Entries with chart source code:
● ● ●

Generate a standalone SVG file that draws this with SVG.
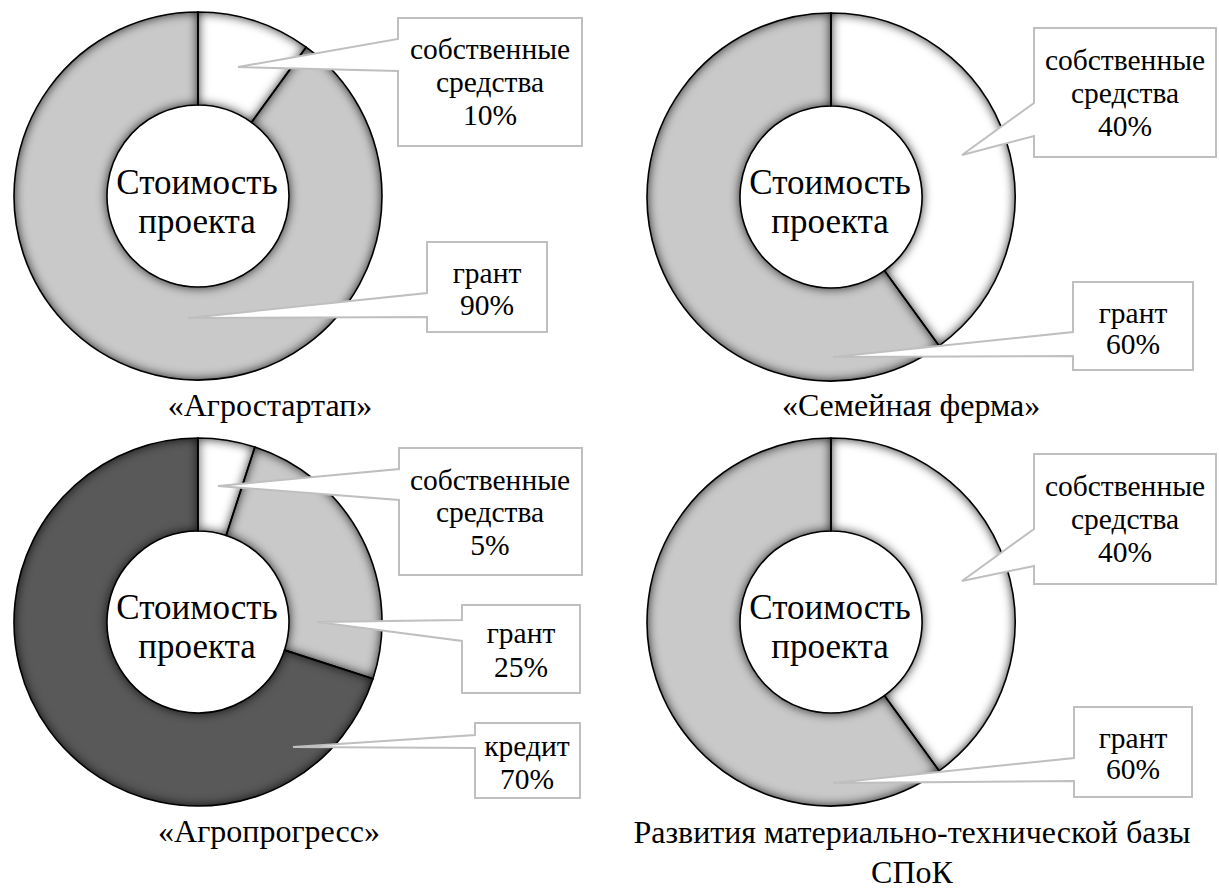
<svg xmlns="http://www.w3.org/2000/svg" width="1219" height="890" viewBox="0 0 1219 890">
<defs>
<filter id="bevel" x="-10%" y="-10%" width="120%" height="120%" color-interpolation-filters="sRGB">
<feFlood flood-color="#000000" flood-opacity="0.9" result="fl"/>
<feComposite in="fl" in2="SourceAlpha" operator="out" result="outside"/>
<feGaussianBlur in="outside" stdDeviation="5.5" result="bl"/>
<feComposite in="bl" in2="SourceAlpha" operator="in" result="sh"/>
<feMerge><feMergeNode in="SourceGraphic"/><feMergeNode in="sh"/></feMerge>
</filter>
</defs>
<rect width="1219" height="890" fill="#ffffff"/>

<g id="chart1">
<path id="c1-own" fill="#ffffff" filter="url(#bevel)" d="M198,12 A184,184 0 0 1 306.16,47.14 L251.49,122.38 A91,91 0 0 0 198,105 Z"/>
<path id="c1-grant" fill="#c9c9c9" filter="url(#bevel)" d="M306.16,47.14 A184,184 0 1 1 198,12 L198,105 A91,91 0 1 0 251.49,122.38 Z"/>
<path fill="none" stroke="#000000" stroke-width="1.6" d="M198,12 A184,184 0 0 1 306.16,47.14 L251.49,122.38 A91,91 0 0 0 198,105 Z"/>
<path fill="none" stroke="#000000" stroke-width="1.6" d="M306.16,47.14 A184,184 0 1 1 198,12 L198,105 A91,91 0 1 0 251.49,122.38 Z"/>
<text font-family="Liberation Serif, serif" font-size="35" text-anchor="middle" x="197" y="194">Стоимость</text>
<text font-family="Liberation Serif, serif" font-size="35" text-anchor="middle" x="197" y="233">проекта</text>
<text font-family="Liberation Serif, serif" font-size="32" text-anchor="middle" x="270" y="416">«Агростартап»</text>
</g>

<g id="chart2">
<path id="c2-own" fill="#ffffff" filter="url(#bevel)" d="M831,13 A184,184 0 0 1 939.16,345.86 L884.49,270.62 A91,91 0 0 0 831,106 Z"/>
<path id="c2-grant" fill="#c9c9c9" filter="url(#bevel)" d="M939.16,345.86 A184,184 0 1 1 831,13 L831,106 A91,91 0 1 0 884.49,270.62 Z"/>
<path fill="none" stroke="#000000" stroke-width="1.6" d="M831,13 A184,184 0 0 1 939.16,345.86 L884.49,270.62 A91,91 0 0 0 831,106 Z"/>
<path fill="none" stroke="#000000" stroke-width="1.6" d="M939.16,345.86 A184,184 0 1 1 831,13 L831,106 A91,91 0 1 0 884.49,270.62 Z"/>
<text font-family="Liberation Serif, serif" font-size="35" text-anchor="middle" x="830" y="194">Стоимость</text>
<text font-family="Liberation Serif, serif" font-size="35" text-anchor="middle" x="830" y="233">проекта</text>
<text font-family="Liberation Serif, serif" font-size="32" text-anchor="middle" x="911" y="416">«Семейная ферма»</text>
</g>

<g id="chart3">
<path id="c3-own" fill="#ffffff" filter="url(#bevel)" d="M198,438 A184,184 0 0 1 254.86,447 L226.12,535.45 A91,91 0 0 0 198,531 Z"/>
<path id="c3-grant" fill="#c9c9c9" filter="url(#bevel)" d="M254.86,447 A184,184 0 0 1 373,678.86 L284.55,650.12 A91,91 0 0 0 226.12,535.45 Z"/>
<path id="c3-credit" fill="#595959" filter="url(#bevel)" d="M373,678.86 A184,184 0 1 1 198,438 L198,531 A91,91 0 1 0 284.55,650.12 Z"/>
<path fill="none" stroke="#000000" stroke-width="1.6" d="M198,438 A184,184 0 0 1 254.86,447 L226.12,535.45 A91,91 0 0 0 198,531 Z"/>
<path fill="none" stroke="#000000" stroke-width="1.6" d="M254.86,447 A184,184 0 0 1 373,678.86 L284.55,650.12 A91,91 0 0 0 226.12,535.45 Z"/>
<path fill="none" stroke="#000000" stroke-width="1.6" d="M373,678.86 A184,184 0 1 1 198,438 L198,531 A91,91 0 1 0 284.55,650.12 Z"/>
<text font-family="Liberation Serif, serif" font-size="35" text-anchor="middle" x="197" y="619">Стоимость</text>
<text font-family="Liberation Serif, serif" font-size="35" text-anchor="middle" x="197" y="658">проекта</text>
<text font-family="Liberation Serif, serif" font-size="32" text-anchor="middle" x="269" y="842">«Агропрогресс»</text>
</g>

<g id="chart4">
<path id="c4-own" fill="#ffffff" filter="url(#bevel)" d="M831,438 A184,184 0 0 1 939.16,770.86 L884.49,695.62 A91,91 0 0 0 831,531 Z"/>
<path id="c4-grant" fill="#c9c9c9" filter="url(#bevel)" d="M939.16,770.86 A184,184 0 1 1 831,438 L831,531 A91,91 0 1 0 884.49,695.62 Z"/>
<path fill="none" stroke="#000000" stroke-width="1.6" d="M831,438 A184,184 0 0 1 939.16,770.86 L884.49,695.62 A91,91 0 0 0 831,531 Z"/>
<path fill="none" stroke="#000000" stroke-width="1.6" d="M939.16,770.86 A184,184 0 1 1 831,438 L831,531 A91,91 0 1 0 884.49,695.62 Z"/>
<text font-family="Liberation Serif, serif" font-size="35" text-anchor="middle" x="830" y="619">Стоимость</text>
<text font-family="Liberation Serif, serif" font-size="35" text-anchor="middle" x="830" y="658">проекта</text>
<text font-family="Liberation Serif, serif" font-size="32" text-anchor="middle" x="912" y="843">Развития материально-технической базы</text>
<text font-family="Liberation Serif, serif" font-size="32" text-anchor="middle" x="912" y="883">СПоК</text>
</g>

<g id="connectors">
<g id="c1-own-label">
<path fill="#ffffff" stroke="#bfbfbf" stroke-width="2" d="M398,18 H582 V146 H398 V71 L238,67 L398,39 Z"/>
<text font-family="Liberation Serif, serif" font-size="29.5" text-anchor="middle" x="490" y="59">собственные</text>
<text font-family="Liberation Serif, serif" font-size="29.5" text-anchor="middle" x="490" y="92">средства</text>
<text font-family="Liberation Serif, serif" font-size="29.5" text-anchor="middle" x="490" y="125">10%</text>
</g>
<g id="c1-grant-label">
<path fill="#ffffff" stroke="#bfbfbf" stroke-width="2" d="M427,242 H547 V332 H427 V317 L188,318 L427,293 Z"/>
<text font-family="Liberation Serif, serif" font-size="29.5" text-anchor="middle" x="487" y="283">грант</text>
<text font-family="Liberation Serif, serif" font-size="29.5" text-anchor="middle" x="487" y="315">90%</text>
</g>
<g id="c2-own-label">
<path fill="#ffffff" stroke="#bfbfbf" stroke-width="2" d="M1034,28 H1216 V157 H1034 V136 L962,155 L1034,103 Z"/>
<text font-family="Liberation Serif, serif" font-size="29.5" text-anchor="middle" x="1125" y="70">собственные</text>
<text font-family="Liberation Serif, serif" font-size="29.5" text-anchor="middle" x="1125" y="103">средства</text>
<text font-family="Liberation Serif, serif" font-size="29.5" text-anchor="middle" x="1125" y="136">40%</text>
</g>
<g id="c2-grant-label">
<path fill="#ffffff" stroke="#bfbfbf" stroke-width="2" d="M1073,282 H1193 V370 H1073 V356 L833,357 L1073,332 Z"/>
<text font-family="Liberation Serif, serif" font-size="29.5" text-anchor="middle" x="1133" y="323">грант</text>
<text font-family="Liberation Serif, serif" font-size="29.5" text-anchor="middle" x="1133" y="354">60%</text>
</g>
<g id="c3-own-label">
<path fill="#ffffff" stroke="#bfbfbf" stroke-width="2" d="M399,448 H582 V575 H399 V500 L218,486 L399,469 Z"/>
<text font-family="Liberation Serif, serif" font-size="29.5" text-anchor="middle" x="490" y="490">собственные</text>
<text font-family="Liberation Serif, serif" font-size="29.5" text-anchor="middle" x="490" y="522">средства</text>
<text font-family="Liberation Serif, serif" font-size="29.5" text-anchor="middle" x="490" y="555">5%</text>
</g>
<g id="c3-grant-label">
<path fill="#ffffff" stroke="#bfbfbf" stroke-width="2" d="M462,605 H580 V693 H462 V641 L317,622 L462,620 Z"/>
<text font-family="Liberation Serif, serif" font-size="29.5" text-anchor="middle" x="521" y="643">грант</text>
<text font-family="Liberation Serif, serif" font-size="29.5" text-anchor="middle" x="521" y="677">25%</text>
</g>
<g id="c3-credit-label">
<path fill="#ffffff" stroke="#bfbfbf" stroke-width="2" d="M475,723 H580 V798 H475 V748 L293,747 L475,735 Z"/>
<text font-family="Liberation Serif, serif" font-size="29.5" text-anchor="middle" x="527" y="756">кредит</text>
<text font-family="Liberation Serif, serif" font-size="29.5" text-anchor="middle" x="527" y="789">70%</text>
</g>
<g id="c4-own-label">
<path fill="#ffffff" stroke="#bfbfbf" stroke-width="2" d="M1034,454 H1216 V584 H1034 V566 L962,581 L1034,529 Z"/>
<text font-family="Liberation Serif, serif" font-size="29.5" text-anchor="middle" x="1125" y="496">собственные</text>
<text font-family="Liberation Serif, serif" font-size="29.5" text-anchor="middle" x="1125" y="529">средства</text>
<text font-family="Liberation Serif, serif" font-size="29.5" text-anchor="middle" x="1125" y="562">40%</text>
</g>
<g id="c4-grant-label">
<path fill="#ffffff" stroke="#bfbfbf" stroke-width="2" d="M1074,707 H1192 V797 H1074 V781 L833,783 L1074,758 Z"/>
<text font-family="Liberation Serif, serif" font-size="29.5" text-anchor="middle" x="1133" y="748">грант</text>
<text font-family="Liberation Serif, serif" font-size="29.5" text-anchor="middle" x="1133" y="779">60%</text>
</g>
</g>
</svg>
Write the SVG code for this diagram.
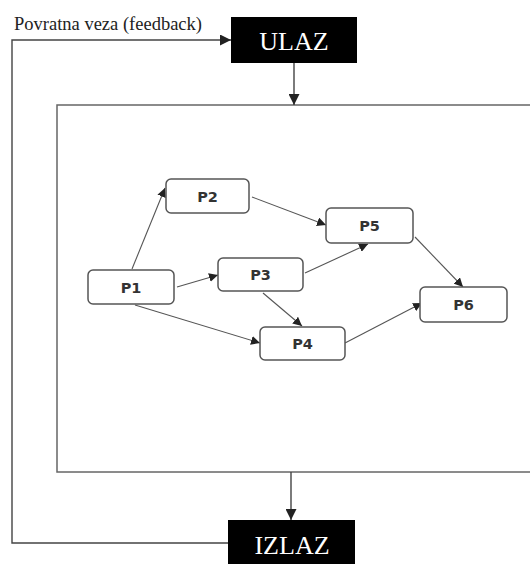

● ● ●

Report back each line of the entries that holds the string "this".

Generate a standalone SVG file that draws this with SVG.
Write the SVG code for this diagram.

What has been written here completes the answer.